• Collected data
-=-=-=-=-

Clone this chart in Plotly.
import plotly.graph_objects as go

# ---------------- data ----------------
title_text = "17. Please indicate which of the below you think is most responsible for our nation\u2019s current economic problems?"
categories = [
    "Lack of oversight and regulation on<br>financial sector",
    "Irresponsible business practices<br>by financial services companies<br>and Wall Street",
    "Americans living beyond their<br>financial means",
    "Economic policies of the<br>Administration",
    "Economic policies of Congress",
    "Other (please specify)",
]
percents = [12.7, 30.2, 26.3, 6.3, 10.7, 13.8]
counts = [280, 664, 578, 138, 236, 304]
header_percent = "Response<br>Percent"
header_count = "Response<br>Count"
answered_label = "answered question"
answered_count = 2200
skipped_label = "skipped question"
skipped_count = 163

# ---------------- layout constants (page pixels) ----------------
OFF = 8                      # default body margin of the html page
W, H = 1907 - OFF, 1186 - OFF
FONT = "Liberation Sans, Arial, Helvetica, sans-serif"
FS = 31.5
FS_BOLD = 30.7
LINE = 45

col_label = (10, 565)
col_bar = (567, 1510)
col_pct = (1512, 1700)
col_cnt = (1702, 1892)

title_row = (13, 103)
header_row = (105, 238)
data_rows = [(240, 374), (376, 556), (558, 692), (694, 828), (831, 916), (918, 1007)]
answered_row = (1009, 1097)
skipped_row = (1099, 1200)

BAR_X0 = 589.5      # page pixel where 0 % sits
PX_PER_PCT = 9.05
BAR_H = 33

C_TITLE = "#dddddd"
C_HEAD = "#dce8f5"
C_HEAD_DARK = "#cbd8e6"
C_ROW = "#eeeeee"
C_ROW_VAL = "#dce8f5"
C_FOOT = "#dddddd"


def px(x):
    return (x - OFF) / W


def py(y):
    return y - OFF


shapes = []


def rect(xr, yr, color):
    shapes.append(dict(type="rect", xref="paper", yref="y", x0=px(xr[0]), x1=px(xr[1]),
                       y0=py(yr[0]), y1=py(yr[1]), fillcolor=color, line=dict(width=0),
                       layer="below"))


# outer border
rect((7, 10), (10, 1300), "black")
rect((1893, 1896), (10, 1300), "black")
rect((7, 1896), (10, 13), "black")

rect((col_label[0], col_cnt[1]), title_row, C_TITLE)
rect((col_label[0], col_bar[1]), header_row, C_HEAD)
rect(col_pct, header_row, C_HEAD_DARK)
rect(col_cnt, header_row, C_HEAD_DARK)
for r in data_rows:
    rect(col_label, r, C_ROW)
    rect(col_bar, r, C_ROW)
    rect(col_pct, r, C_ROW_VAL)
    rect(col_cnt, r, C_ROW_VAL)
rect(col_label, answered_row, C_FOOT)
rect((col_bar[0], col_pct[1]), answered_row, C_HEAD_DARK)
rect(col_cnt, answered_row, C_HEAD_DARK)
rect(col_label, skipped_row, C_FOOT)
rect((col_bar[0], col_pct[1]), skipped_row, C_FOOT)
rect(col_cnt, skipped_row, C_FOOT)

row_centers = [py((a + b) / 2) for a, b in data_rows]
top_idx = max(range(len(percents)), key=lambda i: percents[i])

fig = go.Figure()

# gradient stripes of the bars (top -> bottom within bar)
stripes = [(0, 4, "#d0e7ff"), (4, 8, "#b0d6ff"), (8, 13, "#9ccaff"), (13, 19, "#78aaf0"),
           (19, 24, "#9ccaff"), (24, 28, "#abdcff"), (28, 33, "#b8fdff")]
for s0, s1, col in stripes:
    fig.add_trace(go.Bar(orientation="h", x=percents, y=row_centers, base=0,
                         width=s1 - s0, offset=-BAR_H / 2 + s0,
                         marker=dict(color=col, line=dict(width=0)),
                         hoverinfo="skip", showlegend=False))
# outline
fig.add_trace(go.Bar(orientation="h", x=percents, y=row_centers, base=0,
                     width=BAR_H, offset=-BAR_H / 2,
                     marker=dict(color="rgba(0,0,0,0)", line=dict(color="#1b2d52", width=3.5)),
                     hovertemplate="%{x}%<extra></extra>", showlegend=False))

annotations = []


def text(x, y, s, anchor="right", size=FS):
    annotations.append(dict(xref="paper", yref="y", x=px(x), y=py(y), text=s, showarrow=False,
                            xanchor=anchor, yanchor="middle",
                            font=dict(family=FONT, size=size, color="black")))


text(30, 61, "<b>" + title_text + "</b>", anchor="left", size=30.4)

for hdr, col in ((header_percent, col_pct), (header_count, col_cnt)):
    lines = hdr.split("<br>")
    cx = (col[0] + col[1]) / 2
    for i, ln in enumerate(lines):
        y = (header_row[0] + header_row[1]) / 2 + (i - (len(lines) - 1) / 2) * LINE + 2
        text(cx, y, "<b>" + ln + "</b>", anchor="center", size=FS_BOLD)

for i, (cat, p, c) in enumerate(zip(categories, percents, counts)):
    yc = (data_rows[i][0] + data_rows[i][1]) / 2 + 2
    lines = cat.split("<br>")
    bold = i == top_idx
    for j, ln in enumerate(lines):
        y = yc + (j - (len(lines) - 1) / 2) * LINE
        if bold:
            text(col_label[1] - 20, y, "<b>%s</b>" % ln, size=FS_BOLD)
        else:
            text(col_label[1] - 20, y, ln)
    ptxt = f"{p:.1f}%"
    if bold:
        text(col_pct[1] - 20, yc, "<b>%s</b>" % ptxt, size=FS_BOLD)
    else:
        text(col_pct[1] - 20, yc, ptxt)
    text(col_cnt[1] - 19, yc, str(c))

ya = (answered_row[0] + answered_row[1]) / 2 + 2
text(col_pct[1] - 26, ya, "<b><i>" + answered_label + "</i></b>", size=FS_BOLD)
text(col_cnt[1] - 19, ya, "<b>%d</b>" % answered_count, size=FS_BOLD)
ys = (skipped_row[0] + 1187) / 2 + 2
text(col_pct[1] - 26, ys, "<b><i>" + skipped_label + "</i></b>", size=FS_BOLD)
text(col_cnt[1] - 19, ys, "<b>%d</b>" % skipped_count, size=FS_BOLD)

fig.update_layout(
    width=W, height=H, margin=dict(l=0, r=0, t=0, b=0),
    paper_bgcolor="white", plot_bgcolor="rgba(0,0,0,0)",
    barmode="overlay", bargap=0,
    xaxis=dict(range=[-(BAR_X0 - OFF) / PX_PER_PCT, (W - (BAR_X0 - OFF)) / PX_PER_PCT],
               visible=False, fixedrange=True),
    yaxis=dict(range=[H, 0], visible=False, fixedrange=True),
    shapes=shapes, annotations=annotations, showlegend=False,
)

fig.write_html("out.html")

-=-=-=-=-

• What is asked
Extract the data exactly as given.

• Solution
Clone this chart in Plotly.
import plotly.graph_objects as go

# ---------------- data ----------------
title_text = "17. Please indicate which of the below you think is most responsible for our nation\u2019s current economic problems?"
categories = [
    "Lack of oversight and regulation on<br>financial sector",
    "Irresponsible business practices<br>by financial services companies<br>and Wall Street",
    "Americans living beyond their<br>financial means",
    "Economic policies of the<br>Administration",
    "Economic policies of Congress",
    "Other (please specify)",
]
percents = [12.7, 30.2, 26.3, 6.3, 10.7, 13.8]
counts = [280, 664, 578, 138, 236, 304]
header_percent = "Response<br>Percent"
header_count = "Response<br>Count"
answered_label = "answered question"
answered_count = 2200
skipped_label = "skipped question"
skipped_count = 163

# ---------------- layout constants (page pixels) ----------------
OFF = 8                      # default body margin of the html page
W, H = 1907 - OFF, 1186 - OFF
FONT = "Liberation Sans, Arial, Helvetica, sans-serif"
FS = 31.5
FS_BOLD = 30.7
LINE = 45

col_label = (10, 565)
col_bar = (567, 1510)
col_pct = (1512, 1700)
col_cnt = (1702, 1892)

title_row = (13, 103)
header_row = (105, 238)
data_rows = [(240, 374), (376, 556), (558, 692), (694, 828), (831, 916), (918, 1007)]
answered_row = (1009, 1097)
skipped_row = (1099, 1200)

BAR_X0 = 589.5      # page pixel where 0 % sits
PX_PER_PCT = 9.05
BAR_H = 33

C_TITLE = "#dddddd"
C_HEAD = "#dce8f5"
C_HEAD_DARK = "#cbd8e6"
C_ROW = "#eeeeee"
C_ROW_VAL = "#dce8f5"
C_FOOT = "#dddddd"


def px(x):
    return (x - OFF) / W


def py(y):
    return y - OFF


shapes = []


def rect(xr, yr, color):
    shapes.append(dict(type="rect", xref="paper", yref="y", x0=px(xr[0]), x1=px(xr[1]),
                       y0=py(yr[0]), y1=py(yr[1]), fillcolor=color, line=dict(width=0),
                       layer="below"))


# outer border
rect((7, 10), (10, 1300), "black")
rect((1893, 1896), (10, 1300), "black")
rect((7, 1896), (10, 13), "black")

rect((col_label[0], col_cnt[1]), title_row, C_TITLE)
rect((col_label[0], col_bar[1]), header_row, C_HEAD)
rect(col_pct, header_row, C_HEAD_DARK)
rect(col_cnt, header_row, C_HEAD_DARK)
for r in data_rows:
    rect(col_label, r, C_ROW)
    rect(col_bar, r, C_ROW)
    rect(col_pct, r, C_ROW_VAL)
    rect(col_cnt, r, C_ROW_VAL)
rect(col_label, answered_row, C_FOOT)
rect((col_bar[0], col_pct[1]), answered_row, C_HEAD_DARK)
rect(col_cnt, answered_row, C_HEAD_DARK)
rect(col_label, skipped_row, C_FOOT)
rect((col_bar[0], col_pct[1]), skipped_row, C_FOOT)
rect(col_cnt, skipped_row, C_FOOT)

row_centers = [py((a + b) / 2) for a, b in data_rows]
top_idx = max(range(len(percents)), key=lambda i: percents[i])

fig = go.Figure()

# gradient stripes of the bars (top -> bottom within bar)
stripes = [(0, 4, "#d0e7ff"), (4, 8, "#b0d6ff"), (8, 13, "#9ccaff"), (13, 19, "#78aaf0"),
           (19, 24, "#9ccaff"), (24, 28, "#abdcff"), (28, 33, "#b8fdff")]
for s0, s1, col in stripes:
    fig.add_trace(go.Bar(orientation="h", x=percents, y=row_centers, base=0,
                         width=s1 - s0, offset=-BAR_H / 2 + s0,
                         marker=dict(color=col, line=dict(width=0)),
                         hoverinfo="skip", showlegend=False))
# outline
fig.add_trace(go.Bar(orientation="h", x=percents, y=row_centers, base=0,
                     width=BAR_H, offset=-BAR_H / 2,
                     marker=dict(color="rgba(0,0,0,0)", line=dict(color="#1b2d52", width=3.5)),
                     hovertemplate="%{x}%<extra></extra>", showlegend=False))

annotations = []


def text(x, y, s, anchor="right", size=FS):
    annotations.append(dict(xref="paper", yref="y", x=px(x), y=py(y), text=s, showarrow=False,
                            xanchor=anchor, yanchor="middle",
                            font=dict(family=FONT, size=size, color="black")))


text(30, 61, "<b>" + title_text + "</b>", anchor="left", size=30.4)

for hdr, col in ((header_percent, col_pct), (header_count, col_cnt)):
    lines = hdr.split("<br>")
    cx = (col[0] + col[1]) / 2
    for i, ln in enumerate(lines):
        y = (header_row[0] + header_row[1]) / 2 + (i - (len(lines) - 1) / 2) * LINE + 2
        text(cx, y, "<b>" + ln + "</b>", anchor="center", size=FS_BOLD)

for i, (cat, p, c) in enumerate(zip(categories, percents, counts)):
    yc = (data_rows[i][0] + data_rows[i][1]) / 2 + 2
    lines = cat.split("<br>")
    bold = i == top_idx
    for j, ln in enumerate(lines):
        y = yc + (j - (len(lines) - 1) / 2) * LINE
        if bold:
            text(col_label[1] - 20, y, "<b>%s</b>" % ln, size=FS_BOLD)
        else:
            text(col_label[1] - 20, y, ln)
    ptxt = f"{p:.1f}%"
    if bold:
        text(col_pct[1] - 20, yc, "<b>%s</b>" % ptxt, size=FS_BOLD)
    else:
        text(col_pct[1] - 20, yc, ptxt)
    text(col_cnt[1] - 19, yc, str(c))

ya = (answered_row[0] + answered_row[1]) / 2 + 2
text(col_pct[1] - 26, ya, "<b><i>" + answered_label + "</i></b>", size=FS_BOLD)
text(col_cnt[1] - 19, ya, "<b>%d</b>" % answered_count, size=FS_BOLD)
ys = (skipped_row[0] + 1187) / 2 + 2
text(col_pct[1] - 26, ys, "<b><i>" + skipped_label + "</i></b>", size=FS_BOLD)
text(col_cnt[1] - 19, ys, "<b>%d</b>" % skipped_count, size=FS_BOLD)

fig.update_layout(
    width=W, height=H, margin=dict(l=0, r=0, t=0, b=0),
    paper_bgcolor="white", plot_bgcolor="rgba(0,0,0,0)",
    barmode="overlay", bargap=0,
    xaxis=dict(range=[-(BAR_X0 - OFF) / PX_PER_PCT, (W - (BAR_X0 - OFF)) / PX_PER_PCT],
               visible=False, fixedrange=True),
    yaxis=dict(range=[H, 0], visible=False, fixedrange=True),
    shapes=shapes, annotations=annotations, showlegend=False,
)

fig.write_html("out.html")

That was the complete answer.